Lithium, a key element in rechargeable batteries, is critical for modern technology and renewable energy solutions, making it a cornerstone of the global economy.

Body

Significance of Lithium in the Global Economy

  1. Electric Vehicles (EVs): Lithium-ion batteries are essential for EVs, driving the shift towards sustainable transportation (example: Tesla).
  2. Renewable Energy Storage: Lithium batteries store energy from renewable sources like solar and wind (example: Tesla Powerwall).
  3. Consumer Electronics: Essential for smartphones, laptops, and other gadgets (example: Apple’s iPhones).
  4. Strategic Importance: Countries with lithium reserves gain geopolitical leverage (example: Bolivia’s lithium triangle).
  5. Economic Growth: Boosts economies of producing nations through mining, processing, and exports (example: Australia’s lithium industry).

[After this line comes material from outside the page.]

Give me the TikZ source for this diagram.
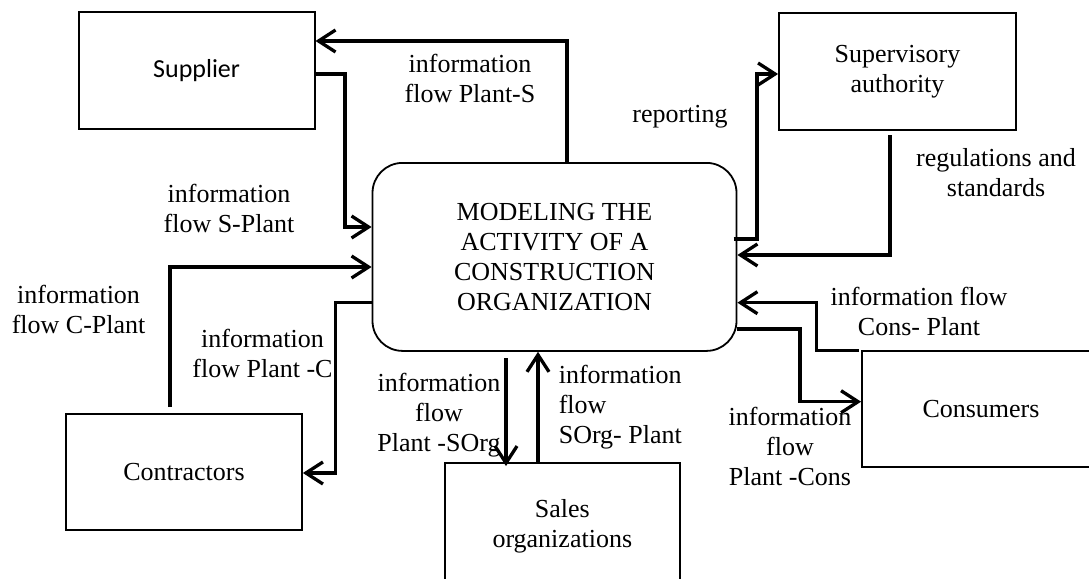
\documentclass[tikz,border=0pt]{standalone}
\usepackage{fontspec}
\setmainfont{Liberation Serif}
\newfontfamily\supfont{Carlito}
\usetikzlibrary{arrows.meta}
\begin{document}
\begin{tikzpicture}[x=1pt,y=-1pt,
  box/.style={draw,line width=1.8pt,inner sep=0pt,align=center,font=\fontsize{26}{30}\selectfont},
  lbl/.style={inner sep=0pt,align=center,font=\fontsize{26}{30}\selectfont},
  flow/.style={line width=3.3pt,-{Straight Barb[length=17pt,width=22pt,line width=3.3pt]}},
  plain/.style={line width=3.3pt}]
\clip (0,0) rectangle (1089,578);
% boxes
\node[box,minimum width=236pt,minimum height=117pt] (sup) at (196.6,70.8) {\supfont Supplier};
\node[box,minimum width=237pt,minimum height=117pt] (auth) at (897.5,71.7) {Supervisory\\authority};
\node[box,minimum width=364pt,minimum height=188pt,rounded corners=30pt] (main) at (554.5,256.9) {MODELING THE\\ACTIVITY OF A\\CONSTRUCTION\\ORGANIZATION};
\node[box,minimum width=236pt,minimum height=116pt] (con) at (184,472) {Contractors};
\node[box,minimum width=238pt,minimum height=116pt] (cons) at (981,409) {Consumers};
\node[box,minimum width=235.4pt,minimum height=127pt] (sales) at (562.3,526.5) {Sales\\organizations};
% coordinates
\coordinate (ps) at (567,41);
\coordinate (sp1) at (345,74);
\coordinate (sp2) at (345,227);
\coordinate (cp0) at (170,407);
\coordinate (cp1) at (170,267);
\coordinate (pc1) at (335.7,302.7);
\coordinate (pc2) at (335.7,473);
\coordinate (po0) at (506,358);
\coordinate (op) at (538,400);
\coordinate (rp0) at (733.6,239);
\coordinate (rp1) at (757,239);
\coordinate (rp2) at (757,74);
\coordinate (rg0) at (890,135);
\coordinate (rg1) at (890,255);
\coordinate (cn0) at (858.6,350.7);
\coordinate (cn1) at (816.8,350.7);
\coordinate (cn2) at (816.8,302.7);
\coordinate (pn1) at (800,329);
\coordinate (pn2) at (800,401.7);
% connectors
\draw[flow] (ps |- main.north) -- (ps) -- (sup.east |- ps);
\draw[flow] (sup.east |- sp1) -- (sp1) -- (sp2) -- (main.west |- sp2);
\draw[flow] (cp0) -- (cp1) -- (main.west |- cp1);
\draw[flow] (main.west |- pc1) -- (pc1) -- (pc2) -- (con.east |- pc2);
\draw[flow] (po0) -- ([yshift=-4pt]po0 |- sales.north);
\draw[flow] (op |- sales.north) -- (op |- main.south);
\draw[flow] (rp0) -- (rp1) -- (rp2) -- (auth.west |- rp2);
\draw[flow] (rg0) -- (rg1) -- (main.east |- rg1);
\draw[flow] (cn0) -- (cn1) -- (cn2) -- (main.east |- cn2);
\draw[flow] (main.east |- pn1) -- (pn1) -- (pn2) -- (cons.west |- pn2);
% labels
\node[lbl] (l1) at (470,78) {information\\flow Plant-S};
\node[lbl] (l2) at (229,208) {information\\flow S-Plant};
\node[lbl] (l3) at (78.6,309) {information\\flow C-Plant};
\node[lbl] (l4) at (262.5,353.5) {information\\flow Plant -C};
\node[lbl] (l5) at (439,415.5) {information\\flow\\Plant -SOrg};
\node[lbl,anchor=west,align=left] (l6) at (558.6,407) {information\\flow\\SOrg- Plant};
\node[lbl] (l7) at (790,446) {information\\flow\\Plant -Cons};
\node[lbl] (l8) at (919,311.5) {information flow\\Cons- Plant};
\node[lbl] (l9) at (680,117) {reporting};
\node[lbl] (l10) at (996,172.5) {regulations and\\standards};
\end{tikzpicture}
\end{document}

India’s Potential for Lithium Exploration and Production

  1. Resource Identification: Initial discoveries in Karnataka and Jammu & Kashmir indicate potential reserves (example: 14,100 tonnes in J&K).
  2. Strategic Initiatives: Government initiatives like Khanij Bidesh India Limited (KABIL) to secure lithium assets abroad (example: KABIL’s MoU with Argentina).
  3. Domestic Production: Plans to boost local mining and processing to reduce dependency on imports (example: Exploratory surveys by Geological Survey of India).
  4. Technological Collaboration: Partnerships with countries like Australia and Chile for technology transfer and joint ventures (example: Agreement with Australia for critical minerals).
  5. Policy Support: Government policies to incentivize lithium mining and battery manufacturing (example: PLI scheme for Advanced Chemistry Cell Battery Storage).

Conclusion

Enhancing lithium exploration and production is vital for India to secure its energy future and technological advancement. Addressing challenges such as environmental concerns and establishing robust supply chains will be key.

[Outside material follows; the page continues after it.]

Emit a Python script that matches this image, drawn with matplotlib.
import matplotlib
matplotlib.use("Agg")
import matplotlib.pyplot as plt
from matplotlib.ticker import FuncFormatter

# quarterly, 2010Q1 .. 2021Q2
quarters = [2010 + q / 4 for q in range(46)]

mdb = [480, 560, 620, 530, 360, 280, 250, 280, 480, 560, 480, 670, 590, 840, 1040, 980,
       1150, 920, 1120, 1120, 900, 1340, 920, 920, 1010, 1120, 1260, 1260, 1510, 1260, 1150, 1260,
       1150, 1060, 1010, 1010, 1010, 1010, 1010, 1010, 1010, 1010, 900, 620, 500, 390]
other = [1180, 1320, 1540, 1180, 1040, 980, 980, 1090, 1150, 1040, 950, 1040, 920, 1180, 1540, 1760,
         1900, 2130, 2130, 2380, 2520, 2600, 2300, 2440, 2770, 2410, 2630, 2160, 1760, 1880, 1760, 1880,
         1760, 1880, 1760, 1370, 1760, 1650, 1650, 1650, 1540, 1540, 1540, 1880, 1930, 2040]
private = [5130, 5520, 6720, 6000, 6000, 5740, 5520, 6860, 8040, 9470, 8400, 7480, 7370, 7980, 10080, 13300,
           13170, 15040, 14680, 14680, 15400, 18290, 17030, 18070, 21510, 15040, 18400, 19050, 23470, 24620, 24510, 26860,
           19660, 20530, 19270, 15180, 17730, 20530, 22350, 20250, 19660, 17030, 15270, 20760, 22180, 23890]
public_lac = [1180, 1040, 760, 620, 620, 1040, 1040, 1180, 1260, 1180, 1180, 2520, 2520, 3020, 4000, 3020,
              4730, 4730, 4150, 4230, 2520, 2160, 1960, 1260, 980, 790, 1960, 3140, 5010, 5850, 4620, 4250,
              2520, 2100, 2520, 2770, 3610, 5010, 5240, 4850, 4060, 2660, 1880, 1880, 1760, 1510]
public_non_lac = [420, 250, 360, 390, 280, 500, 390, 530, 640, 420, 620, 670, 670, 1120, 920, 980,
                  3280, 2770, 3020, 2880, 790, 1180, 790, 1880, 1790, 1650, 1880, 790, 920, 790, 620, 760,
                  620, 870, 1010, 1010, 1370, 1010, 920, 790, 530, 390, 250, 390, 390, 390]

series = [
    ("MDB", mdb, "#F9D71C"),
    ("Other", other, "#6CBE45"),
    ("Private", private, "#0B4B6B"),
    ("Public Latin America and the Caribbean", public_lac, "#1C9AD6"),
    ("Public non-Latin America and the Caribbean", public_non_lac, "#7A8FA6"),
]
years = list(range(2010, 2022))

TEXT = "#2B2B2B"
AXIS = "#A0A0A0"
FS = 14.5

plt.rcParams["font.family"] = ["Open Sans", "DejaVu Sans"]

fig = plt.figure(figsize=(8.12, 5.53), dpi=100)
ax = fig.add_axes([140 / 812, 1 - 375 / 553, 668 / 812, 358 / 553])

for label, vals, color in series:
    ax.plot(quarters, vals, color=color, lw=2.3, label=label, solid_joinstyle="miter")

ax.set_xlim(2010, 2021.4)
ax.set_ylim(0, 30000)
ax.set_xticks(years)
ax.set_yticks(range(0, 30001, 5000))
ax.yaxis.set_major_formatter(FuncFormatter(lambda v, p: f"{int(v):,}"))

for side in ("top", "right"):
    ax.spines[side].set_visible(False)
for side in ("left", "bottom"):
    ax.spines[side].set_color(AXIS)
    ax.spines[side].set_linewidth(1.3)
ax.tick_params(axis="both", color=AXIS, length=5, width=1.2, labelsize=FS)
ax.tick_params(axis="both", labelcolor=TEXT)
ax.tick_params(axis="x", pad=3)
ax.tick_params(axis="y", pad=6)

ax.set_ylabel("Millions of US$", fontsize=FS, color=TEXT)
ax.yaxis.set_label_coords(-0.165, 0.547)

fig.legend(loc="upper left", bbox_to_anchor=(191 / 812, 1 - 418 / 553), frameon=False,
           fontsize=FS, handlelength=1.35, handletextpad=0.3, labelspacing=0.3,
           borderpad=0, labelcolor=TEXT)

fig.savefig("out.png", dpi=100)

Additional Data, Committees, Examples for Value Addition

  1. IEA Report: Highlights growing global demand for lithium by 2040 (example: IEA’s Global EV Outlook 2021).
  2. NITI Aayog: Recommendations for boosting lithium production (example: NITI Aayog’s policy framework for EVs).
  3. Geological Survey of India (GSI): Ongoing surveys for lithium deposits (example: GSI’s exploration initiatives in Rajasthan).
  4. Khanij Bidesh India Limited (KABIL): Focus on acquiring lithium assets abroad (example: KABIL’s international collaborations).